STATED GOAL:
Skip any picture you find and retype all the remaining lines exactly.

SOURCE MATERIAL:

>>>

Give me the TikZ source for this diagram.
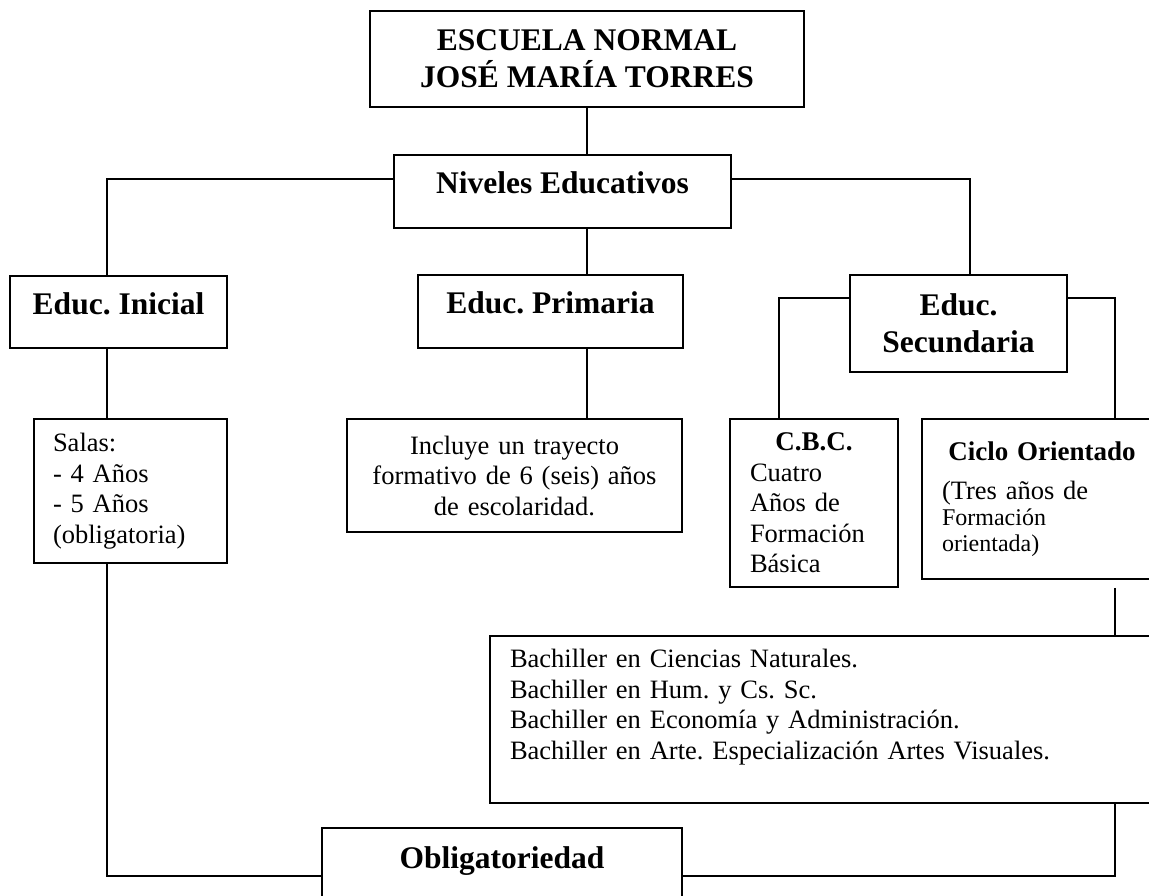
\documentclass[tikz,border=0pt]{standalone}
\usepackage{fontspec}
\setmainfont{Liberation Serif}
\frenchspacing

\begin{document}
\begin{tikzpicture}[x=1pt,y=-1pt,line width=1.7pt,
  box/.style={draw,inner sep=0pt,line width=1.7pt},
  head/.style={box,font=\fontsize{31.5}{37}\selectfont\bfseries,align=center},
  onehead/.style={head,text height=22pt,text depth=18pt},
  body/.style={box,font=\fontsize{26.5}{30.5}\selectfont}]
  \useasboundingbox (0,0) rectangle (1149,895);
  \clip (0,0) rectangle (1149,895);

  \node[head,minimum width=434pt,minimum height=96pt] (escuela) at (587,59) {ESCUELA NORMAL\\JOSÉ MARÍA TORRES};
  \node[onehead,minimum width=337pt,minimum height=73pt] (niveles) at (562.5,191.5) {Niveles Educativos};
  \node[onehead,minimum width=217pt,minimum height=72pt] (inicial) at (118.5,312) {Educ. Inicial};
  \node[onehead,minimum width=265pt,minimum height=73pt] (primaria) at (550.5,311.5) {Educ. Primaria};
  \node[head,minimum width=217pt,minimum height=97pt] (secundaria) at (958.5,323.5) {Educ.\\Secundaria};
  \node[body,minimum width=193pt,minimum height=144pt,text width=155pt,align=left] (salas) at (130.5,491) {Salas:\\- 4 Años\\- 5 Años\\(obligatoria)};
  \node[body,minimum width=335pt,minimum height=113pt,text width=300pt,align=center] (incluye) at (514.5,475.5) {Incluye un trayecto\\formativo de 6 (seis) años\\de escolaridad.};
  \node[body,minimum width=168pt,minimum height=168pt,text width=128pt,align=left] (cbc) at (814,503) {{\centering\bfseries\fontsize{27}{32}\selectfont C.B.C.\par}Cuatro\\Años de\\Formación\\Básica};
  \node[body,minimum width=240pt,minimum height=160pt,text width=200pt,align=left] (ciclo) at (1042,499) {{\centering\bfseries\fontsize{27}{32}\selectfont Ciclo Orientado\par}\vspace{8pt}(Tres años de\par{\fontsize{24}{26}\selectfont Formación\\orientada)\par}};
  \node[body,minimum width=685pt,minimum height=167pt,text width=645pt,align=left] (bachiller) at (832.5,719.5) {Bachiller en Ciencias Naturales.\\Bachiller en Hum. y Cs. Sc.\\Bachiller en Economía y Administración.\\Bachiller en Arte. Especialización Artes Visuales.\\~};
  \node[onehead,minimum width=360pt,minimum height=76pt] (obliga) at (502,866) {Obligatoriedad};

  \draw (escuela.south) -- (escuela.south |- niveles.north);
  \draw ([yshift=-25pt]niveles.north west) -| ([xshift=-11.5pt]inicial.north);
  \draw ([yshift=-25pt]niveles.north east) -| ([xshift=11.5pt]secundaria.north);
  \draw (escuela.south |- niveles.south) -- (escuela.south |- primaria.north);
  \draw (escuela.south |- primaria.south) -- (escuela.south |- incluye.north);
  \draw ([xshift=-11.5pt]inicial.south) -- ([xshift=-11.5pt]inicial.south |- salas.north);
  \draw ([xshift=-11.5pt]inicial.south |- salas.south) |- ([yshift=-10pt]obliga.west);
  \draw ([yshift=-24pt]secundaria.north west) -| ([xshift=-35pt]cbc.north);
  \draw ([yshift=-24pt]secundaria.north east) -| ([xshift=73pt]ciclo.north);
  \draw ([xshift=73pt,yshift=-8pt]ciclo.south) -- ([xshift=73pt]ciclo.south |- bachiller.north);
  \draw ([xshift=73pt]ciclo.south |- bachiller.south) |- ([yshift=-10pt]obliga.east);
\end{tikzpicture}
\end{document}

<<<

RESULT OF THIS EXERCISE:
Give me the TikZ source for this diagram.
\documentclass[tikz,border=0pt]{standalone}
\usepackage{fontspec}
\setmainfont{Liberation Serif}
\frenchspacing

\begin{document}
\begin{tikzpicture}[x=1pt,y=-1pt,line width=1.7pt,
  box/.style={draw,inner sep=0pt,line width=1.7pt},
  head/.style={box,font=\fontsize{31.5}{37}\selectfont\bfseries,align=center},
  onehead/.style={head,text height=22pt,text depth=18pt},
  body/.style={box,font=\fontsize{26.5}{30.5}\selectfont}]
  \useasboundingbox (0,0) rectangle (1149,895);
  \clip (0,0) rectangle (1149,895);

  \node[head,minimum width=434pt,minimum height=96pt] (escuela) at (587,59) {ESCUELA NORMAL\\JOSÉ MARÍA TORRES};
  \node[onehead,minimum width=337pt,minimum height=73pt] (niveles) at (562.5,191.5) {Niveles Educativos};
  \node[onehead,minimum width=217pt,minimum height=72pt] (inicial) at (118.5,312) {Educ. Inicial};
  \node[onehead,minimum width=265pt,minimum height=73pt] (primaria) at (550.5,311.5) {Educ. Primaria};
  \node[head,minimum width=217pt,minimum height=97pt] (secundaria) at (958.5,323.5) {Educ.\\Secundaria};
  \node[body,minimum width=193pt,minimum height=144pt,text width=155pt,align=left] (salas) at (130.5,491) {Salas:\\- 4 Años\\- 5 Años\\(obligatoria)};
  \node[body,minimum width=335pt,minimum height=113pt,text width=300pt,align=center] (incluye) at (514.5,475.5) {Incluye un trayecto\\formativo de 6 (seis) años\\de escolaridad.};
  \node[body,minimum width=168pt,minimum height=168pt,text width=128pt,align=left] (cbc) at (814,503) {{\centering\bfseries\fontsize{27}{32}\selectfont C.B.C.\par}Cuatro\\Años de\\Formación\\Básica};
  \node[body,minimum width=240pt,minimum height=160pt,text width=200pt,align=left] (ciclo) at (1042,499) {{\centering\bfseries\fontsize{27}{32}\selectfont Ciclo Orientado\par}\vspace{8pt}(Tres años de\par{\fontsize{24}{26}\selectfont Formación\\orientada)\par}};
  \node[body,minimum width=685pt,minimum height=167pt,text width=645pt,align=left] (bachiller) at (832.5,719.5) {Bachiller en Ciencias Naturales.\\Bachiller en Hum. y Cs. Sc.\\Bachiller en Economía y Administración.\\Bachiller en Arte. Especialización Artes Visuales.\\~};
  \node[onehead,minimum width=360pt,minimum height=76pt] (obliga) at (502,866) {Obligatoriedad};

  \draw (escuela.south) -- (escuela.south |- niveles.north);
  \draw ([yshift=-25pt]niveles.north west) -| ([xshift=-11.5pt]inicial.north);
  \draw ([yshift=-25pt]niveles.north east) -| ([xshift=11.5pt]secundaria.north);
  \draw (escuela.south |- niveles.south) -- (escuela.south |- primaria.north);
  \draw (escuela.south |- primaria.south) -- (escuela.south |- incluye.north);
  \draw ([xshift=-11.5pt]inicial.south) -- ([xshift=-11.5pt]inicial.south |- salas.north);
  \draw ([xshift=-11.5pt]inicial.south |- salas.south) |- ([yshift=-10pt]obliga.west);
  \draw ([yshift=-24pt]secundaria.north west) -| ([xshift=-35pt]cbc.north);
  \draw ([yshift=-24pt]secundaria.north east) -| ([xshift=73pt]ciclo.north);
  \draw ([xshift=73pt,yshift=-8pt]ciclo.south) -- ([xshift=73pt]ciclo.south |- bachiller.north);
  \draw ([xshift=73pt]ciclo.south |- bachiller.south) |- ([yshift=-10pt]obliga.east);
\end{tikzpicture}
\end{document}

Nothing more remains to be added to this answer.